Ringfort (Rath), Clashelane, Co. Cork
Co. Cork |
Ringforts
On a gently sloping pasture field in north County Cork, the ground keeps a quiet record of a settlement that most people walking past would never notice.
What was once a rath, a type of ringfort built from an earthen bank and enclosing ditch that served as a farmstead during the early medieval period, has been almost entirely levelled. Almost, but not quite.
By 1937, when the Ordnance Survey captured this part of Cork on its six-inch mapping series, the site was still legible enough to be marked as a hachured circular enclosure, roughly thirty metres in diameter, with an external fosse, essentially a surrounding ditch, running from the west around to the north.
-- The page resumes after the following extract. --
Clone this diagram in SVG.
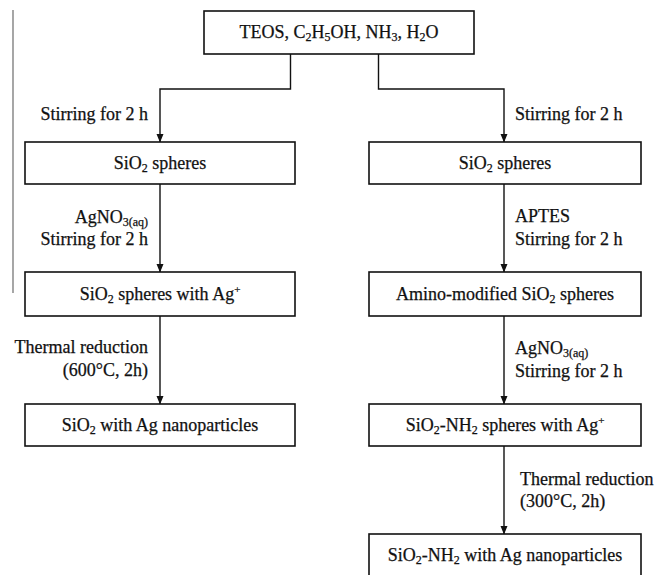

That map record is now among the more informative documents relating to the site, because the earthworks have since been reduced to very little. What remains on the ground amounts to a low rise forming an arc to the south-west and a shallow depression to the north-west where the fosse once ran. The shape of the place survives as an impression in the land rather than a structure upon it.
Thousands of ringforts are recorded across Ireland, making them among the most common archaeological monument types in the country, yet individual examples like this one are easily overlooked precisely because they have been absorbed so thoroughly into the working landscape. Pasture covers the slight contours; cattle graze across what was once a defined interior space. The Clashelane example is a useful reminder that the absence of obvious remains does not mean the absence of archaeology, only that the evidence has become harder to read.